** START GIVEN INFORMATION **

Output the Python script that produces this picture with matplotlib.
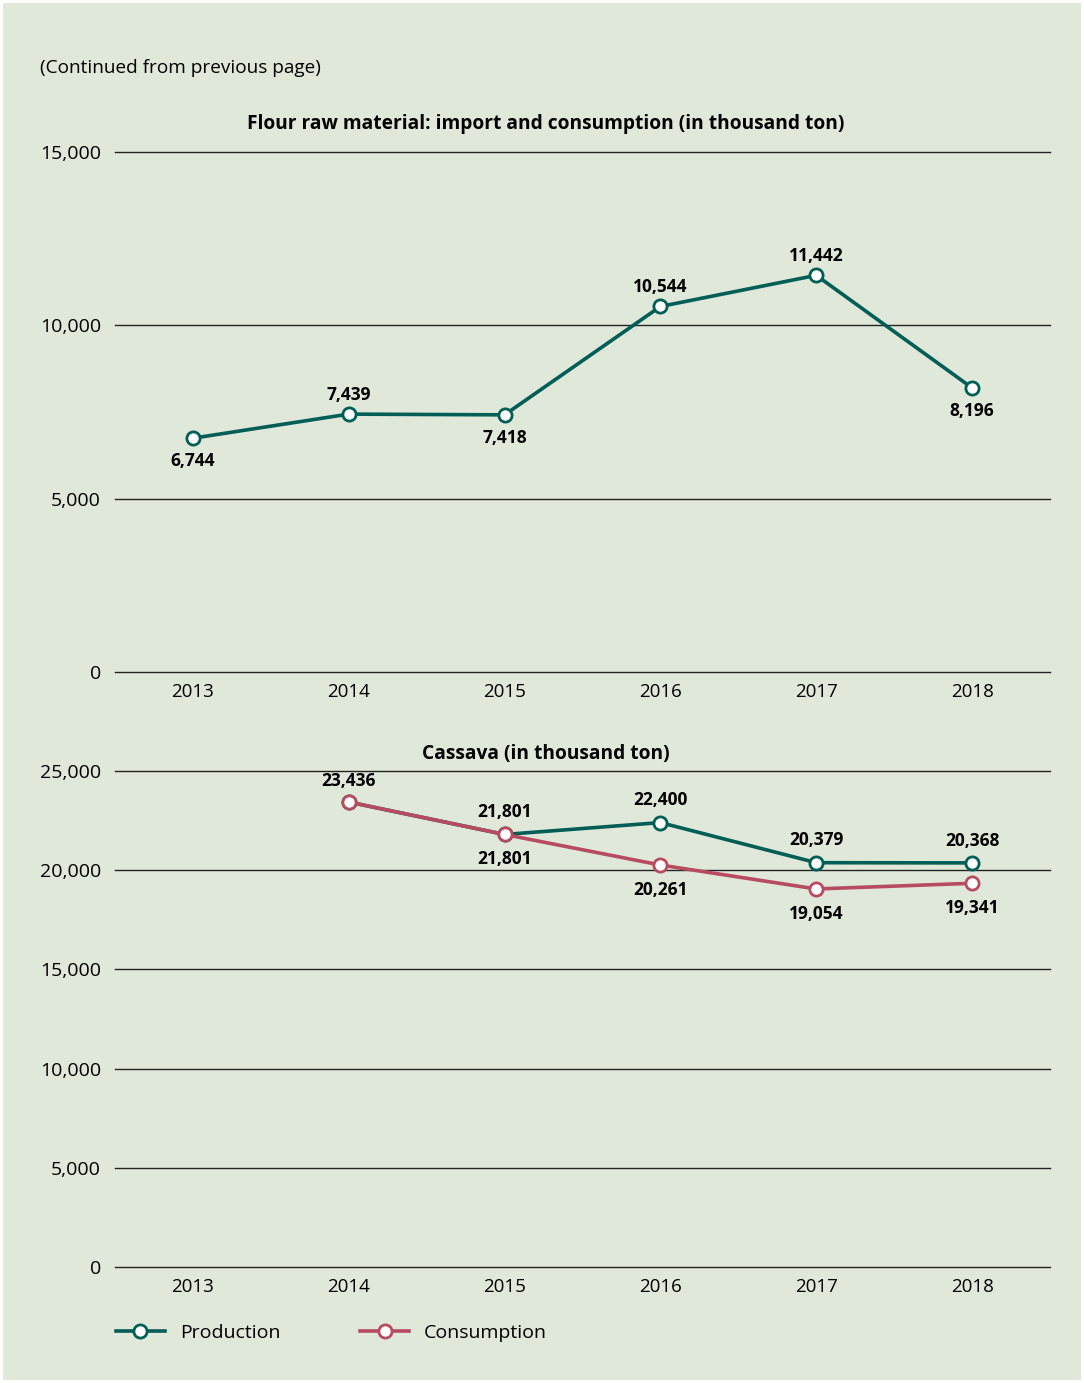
import numpy as np
import matplotlib.pyplot as plt
from matplotlib.lines import Line2D

years = ['2013', '2014', '2015', '2016', '2017', '2018']

flour_import = [6744, 7439, 7418, 10544, 11442, 8196]
flour_pos = ['below', 'above', 'below', 'above', 'above', 'below']

cassava_production = [np.nan, 23436, 21801, 22400, 20379, 20368]
cassava_consumption = [np.nan, 23436, 21801, 20261, 19054, 19341]
prod_pos = [None, None, 'above', 'above', 'above', 'above']
cons_pos = [None, 'above', 'below', 'below', 'below', 'below']

teal = '#005e57'
red = '#b74b60'
bg = '#e0e8d9'

plt.rcParams['font.family'] = ['Open Sans', 'DejaVu Sans']

fig = plt.figure(figsize=(10.84, 13.83), dpi=100)
fig.patch.set_facecolor('white')
fig.patches.append(plt.Rectangle((3 / 1084, 3 / 1383), 1 - 6 / 1084, 1 - 6 / 1383,
                                 transform=fig.transFigure, facecolor=bg,
                                 edgecolor='none', zorder=-10))

x = np.arange(len(years))


def style(ax, ticks):
    ax.set_facecolor('none')
    ax.set_xlim(-0.5, 5.5)
    ax.set_ylim(ticks[0], ticks[-1])
    ax.set_yticks(ticks)
    ax.set_yticklabels([f'{t:,}' for t in ticks], fontsize=14)
    ax.set_xticks(x)
    ax.set_xticklabels(years, fontsize=13.5)
    for s in ax.spines.values():
        s.set_visible(False)
    ax.tick_params(length=0, pad=10)
    ax.tick_params(axis='x', pad=8)
    for t in ticks:
        ax.axhline(t, color='#222222', linewidth=1, zorder=0, clip_on=False)


def label(ax, xi, v, pos, up=14, down=16.5):
    off = up if pos == 'above' else -down
    ax.annotate(f'{v:,}', (xi, v), xytext=(0, off), textcoords='offset points',
                ha='center', va='center', fontsize=12.5, fontweight='bold')


ax1 = fig.add_axes([115 / 1084, 1 - 672 / 1383, 935 / 1084, 520 / 1383])
style(ax1, [0, 5000, 10000, 15000])
ax1.plot(x, flour_import, color=teal, lw=2.6, marker='o', ms=9.5,
         mfc='white', mec=teal, mew=2)
for xi, v, p in zip(x, flour_import, flour_pos):
    label(ax1, xi, v, p)

ax2 = fig.add_axes([115 / 1084, 1 - 1267 / 1383, 935 / 1084, 496 / 1383])
style(ax2, [0, 5000, 10000, 15000, 20000, 25000])
ax2.plot(x, cassava_production, color=teal, lw=2.6, marker='o', ms=9.5,
         mfc='white', mec=teal, mew=2, zorder=3)
ax2.plot(x, cassava_consumption, color=red, lw=2.6, marker='o', ms=9.5,
         mfc='white', mec=red, mew=2, zorder=4)
for xi, v, p in zip(x, cassava_production, prod_pos):
    if p:
        label(ax2, xi, v, p, up=16)
for xi, v, p in zip(x, cassava_consumption, cons_pos):
    if p:
        label(ax2, xi, v, p, up=15, down=18)

fig.text(40 / 1084, 1 - 68 / 1383, '(Continued from previous page)',
         fontsize=13.7, va='center', ha='left')
fig.text(546 / 1084, 1 - 124 / 1383,
         'Flour raw material: import and consumption (in thousand ton)',
         fontsize=13.8, fontweight='bold', ha='center', va='center')
fig.text(546 / 1084, 1 - 754 / 1383, 'Cassava (in thousand ton)',
         fontsize=13.8, fontweight='bold', ha='center', va='center')

handles = [Line2D([], [], color=teal, lw=2.6, marker='o', ms=9.5, mfc='white',
                  mec=teal, mew=2),
           Line2D([], [], color=red, lw=2.6, marker='o', ms=9.5, mfc='white',
                  mec=red, mew=2)]
fig.legend(handles, ['Production', 'Consumption'], loc='center left',
           bbox_to_anchor=(98 / 1084, 1 - 1333 / 1383), ncol=2, frameon=False,
           fontsize=14, handlelength=2.55, columnspacing=4.1, handletextpad=0.75)

fig.savefig('out.png', dpi=100, facecolor=fig.get_facecolor())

** END GIVEN INFORMATION **

▶ [GIVEN REQUEST]
Make an exact copy of all the material, but keep the pictures out of it.

▶ [SOLUTION TO THIS PROBLEM]
Output the Python script that produces this picture with matplotlib.
import numpy as np
import matplotlib.pyplot as plt
from matplotlib.lines import Line2D

years = ['2013', '2014', '2015', '2016', '2017', '2018']

flour_import = [6744, 7439, 7418, 10544, 11442, 8196]
flour_pos = ['below', 'above', 'below', 'above', 'above', 'below']

cassava_production = [np.nan, 23436, 21801, 22400, 20379, 20368]
cassava_consumption = [np.nan, 23436, 21801, 20261, 19054, 19341]
prod_pos = [None, None, 'above', 'above', 'above', 'above']
cons_pos = [None, 'above', 'below', 'below', 'below', 'below']

teal = '#005e57'
red = '#b74b60'
bg = '#e0e8d9'

plt.rcParams['font.family'] = ['Open Sans', 'DejaVu Sans']

fig = plt.figure(figsize=(10.84, 13.83), dpi=100)
fig.patch.set_facecolor('white')
fig.patches.append(plt.Rectangle((3 / 1084, 3 / 1383), 1 - 6 / 1084, 1 - 6 / 1383,
                                 transform=fig.transFigure, facecolor=bg,
                                 edgecolor='none', zorder=-10))

x = np.arange(len(years))


def style(ax, ticks):
    ax.set_facecolor('none')
    ax.set_xlim(-0.5, 5.5)
    ax.set_ylim(ticks[0], ticks[-1])
    ax.set_yticks(ticks)
    ax.set_yticklabels([f'{t:,}' for t in ticks], fontsize=14)
    ax.set_xticks(x)
    ax.set_xticklabels(years, fontsize=13.5)
    for s in ax.spines.values():
        s.set_visible(False)
    ax.tick_params(length=0, pad=10)
    ax.tick_params(axis='x', pad=8)
    for t in ticks:
        ax.axhline(t, color='#222222', linewidth=1, zorder=0, clip_on=False)


def label(ax, xi, v, pos, up=14, down=16.5):
    off = up if pos == 'above' else -down
    ax.annotate(f'{v:,}', (xi, v), xytext=(0, off), textcoords='offset points',
                ha='center', va='center', fontsize=12.5, fontweight='bold')


ax1 = fig.add_axes([115 / 1084, 1 - 672 / 1383, 935 / 1084, 520 / 1383])
style(ax1, [0, 5000, 10000, 15000])
ax1.plot(x, flour_import, color=teal, lw=2.6, marker='o', ms=9.5,
         mfc='white', mec=teal, mew=2)
for xi, v, p in zip(x, flour_import, flour_pos):
    label(ax1, xi, v, p)

ax2 = fig.add_axes([115 / 1084, 1 - 1267 / 1383, 935 / 1084, 496 / 1383])
style(ax2, [0, 5000, 10000, 15000, 20000, 25000])
ax2.plot(x, cassava_production, color=teal, lw=2.6, marker='o', ms=9.5,
         mfc='white', mec=teal, mew=2, zorder=3)
ax2.plot(x, cassava_consumption, color=red, lw=2.6, marker='o', ms=9.5,
         mfc='white', mec=red, mew=2, zorder=4)
for xi, v, p in zip(x, cassava_production, prod_pos):
    if p:
        label(ax2, xi, v, p, up=16)
for xi, v, p in zip(x, cassava_consumption, cons_pos):
    if p:
        label(ax2, xi, v, p, up=15, down=18)

fig.text(40 / 1084, 1 - 68 / 1383, '(Continued from previous page)',
         fontsize=13.7, va='center', ha='left')
fig.text(546 / 1084, 1 - 124 / 1383,
         'Flour raw material: import and consumption (in thousand ton)',
         fontsize=13.8, fontweight='bold', ha='center', va='center')
fig.text(546 / 1084, 1 - 754 / 1383, 'Cassava (in thousand ton)',
         fontsize=13.8, fontweight='bold', ha='center', va='center')

handles = [Line2D([], [], color=teal, lw=2.6, marker='o', ms=9.5, mfc='white',
                  mec=teal, mew=2),
           Line2D([], [], color=red, lw=2.6, marker='o', ms=9.5, mfc='white',
                  mec=red, mew=2)]
fig.legend(handles, ['Production', 'Consumption'], loc='center left',
           bbox_to_anchor=(98 / 1084, 1 - 1333 / 1383), ncol=2, frameon=False,
           fontsize=14, handlelength=2.55, columnspacing=4.1, handletextpad=0.75)

fig.savefig('out.png', dpi=100, facecolor=fig.get_facecolor())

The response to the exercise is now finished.